Telomeres are located at the ends of eukaryotic chromosomes. The enzyme telomerase synthesized them, and they are responsible for maintaining the lengths of chromosomes. Absence of telomerase is associated with telomere shortening and aging of somatic cells, but high telomerase activity is observed in over 90% of human cancer cells. Although the disappearance of telomerase with aging is considered a natural defense against development of cancer, it is not known what triggers the reappearance of telomerase in cancer cells. Telomerase activity is directly correlated with the expression of its active catalytic component, the human telomerase reverse transcriptase (hTERT), which is controlled primarily at the level of transcription.

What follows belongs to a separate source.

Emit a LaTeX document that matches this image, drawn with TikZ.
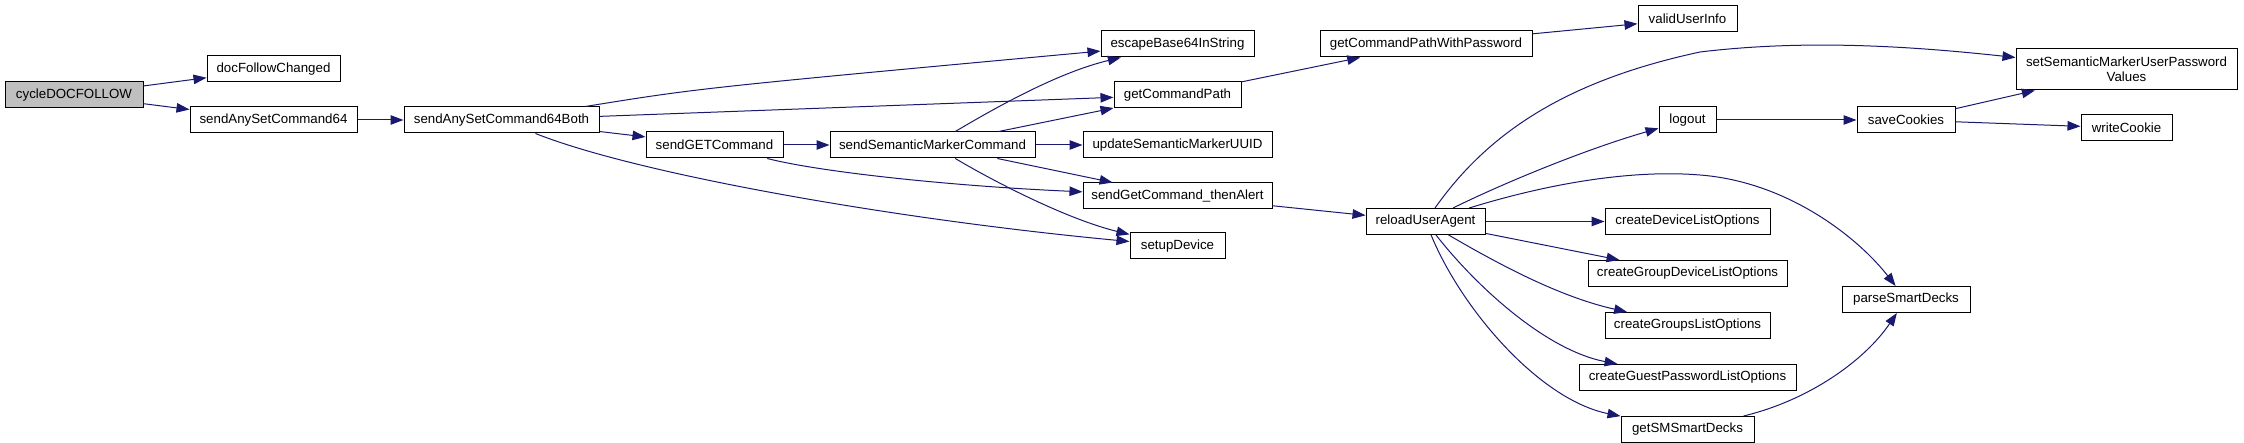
\documentclass[tikz,border=0pt]{standalone}
\usepackage{fontspec}
\setmainfont{Liberation Sans}
\usetikzlibrary{arrows.meta,positioning}
\definecolor{callcolor}{RGB}{25,25,112}
\definecolor{rootcolor}{RGB}{191,191,191}

\begin{document}
\begin{tikzpicture}[x=1pt, y=-1pt,
  func/.style={draw=black, line width=1pt, fill=white, minimum height=26pt,
               inner sep=0pt, align=center, font=\fontsize{13.3}{15.5}\selectfont},
  arr/.style={-{Triangle[length=13pt,width=9.5pt]}, line width=1pt, callcolor}
]
\useasboundingbox (0,0) rectangle (2244,443);

\node[func, fill=rootcolor, minimum width=138pt] (cyc) at (74,95) {cycleDOCFOLLOW};
\node[func, minimum width=133pt] (dfc) at (273.5,69) {docFollowChanged};
\node[func, minimum width=167pt] (sasc) at (273.5,120) {sendAnySetCommand64};
\node[func, minimum width=195pt] (both) at (501.5,120) {sendAnySetCommand64Both};
\node[func, minimum width=137pt] (sget) at (714.5,145) {sendGETCommand};
\node[func, minimum width=205pt] (ssmc) at (932.5,145) {sendSemanticMarkerCommand};

\node[func, minimum width=153pt] (esc) at (1177.5,44) {escapeBase64InString};
\node[func, minimum width=127pt] (gcp) at (1177.5,95) {getCommandPath};
\node[func, minimum width=189pt] (uuid) at (1177.5,145) {updateSemanticMarkerUUID};
\node[func, minimum width=189pt] (alert) at (1177.5,196) {sendGetCommand\_thenAlert};
\node[func, minimum width=95pt] (setup) at (1177.5,246) {setupDevice};

\node[func, minimum width=212pt] (gcpwp) at (1426,44) {getCommandPathWithPassword};
\node[func, minimum width=119pt] (reload) at (1425.5,221.5) {reloadUserAgent};

\node[func, minimum width=99pt] (valid) at (1687.5,19) {validUserInfo};
\node[func, minimum width=57pt] (logout) at (1687.5,120) {logout};
\node[func, minimum width=165pt] (cdlo) at (1687.5,221.5) {createDeviceListOptions};
\node[func, minimum width=199pt, below=25pt of cdlo] (cgdlo) {createGroupDeviceListOptions};
\node[func, minimum width=165pt, below=25pt of cgdlo] (cglo) {createGroupsListOptions};
\node[func, minimum width=217pt, below=25pt of cglo] (cgplo) {createGuestPasswordListOptions};
\node[func, minimum width=133pt, below=25pt of cgplo] (gsmsd) {getSMSmartDecks};

\node[func, minimum width=98pt] (save) at (1906,120) {saveCookies};
\node[func, minimum width=128pt] (parse) at (1906,299.5) {parseSmartDecks};
\node[func, minimum width=221pt, minimum height=41pt] (setsem) at (2126.5,69.5)
  {setSemanticMarkerUserPassword\\Values};
\node[func, minimum width=91pt] (write) at (2126.5,128) {writeCookie};

\draw[arr] (cyc) -- (dfc);
\draw[arr] (cyc) -- (sasc);
\draw[arr] (sasc) -- (both);
\draw[arr] (both) .. controls (700,88) .. (esc);
\draw[arr] (both) -- (gcp);
\draw[arr] (both) -- (sget);
\draw[arr] (both) .. controls (640,175) and (900,220) .. (setup);
\draw[arr] (sget) -- (ssmc);
\draw[arr] (sget) .. controls (820,172) and (950,186) .. (alert);
\draw[arr] (ssmc) .. controls (1000,105) and (1060,72) .. (esc);
\draw[arr] (ssmc) -- (gcp);
\draw[arr] (ssmc) -- (uuid);
\draw[arr] (ssmc) -- (alert);
\draw[arr] (ssmc) .. controls (1000,185) and (1070,220) .. (setup);
\draw[arr] (gcp) -- (gcpwp);
\draw[arr] (gcpwp) -- (valid);
\draw[arr] (alert) -- (reload);
\draw[arr] (reload) .. controls (1490,130) and (1570,80) .. (1700,52)
  .. controls (1800,40) and (1900,45) .. (setsem);
\draw[arr] (reload) .. controls (1510,180) and (1590,148) .. (logout);
\draw[arr] (reload) .. controls (1560,180) and (1640,170) .. (1700,175)
  .. controls (1790,182) and (1860,240) .. (parse);
\draw[arr] (reload) -- (cdlo);
\draw[arr] (reload) -- (cgdlo);
\draw[arr] (reload) .. controls (1500,265) and (1560,297) .. (cglo);
\draw[arr] (reload) .. controls (1475,285) and (1545,350) .. (cgplo);
\draw[arr] (reload) .. controls (1462,310) and (1540,400) .. (gsmsd);
\draw[arr] (logout) -- (save);
\draw[arr] (save) -- (setsem);
\draw[arr] (save) -- (write);
\draw[arr] (gsmsd) .. controls (1810,400) and (1865,360) .. (parse);

\end{tikzpicture}
\end{document}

An earlier paper discussed the relationship of telomerase with aging. In this article, the contemporary literature is reviewed to explore the associations between telomerase, telomerase inhibition, and cancer. Because most cancers occur in old age, with the aging of the population, the number of people suffering from cancer is expected to increase in the coming decades. It is not known what roles telomerase and hTERT play in the complex relationship between aging and cancer. Data from experimental studies suggest that telomerase assay could potentially play a role in the diagnosis and prognosis of cancers. There is also evidence that telomerase inhibitors might be used as anticancer agents. As the knowledge of the relationships between telomerase and cancer and between telomerase and aging advances, it is hoped that more about the interacting relationships between telomerase, aging, and cancer will be learned.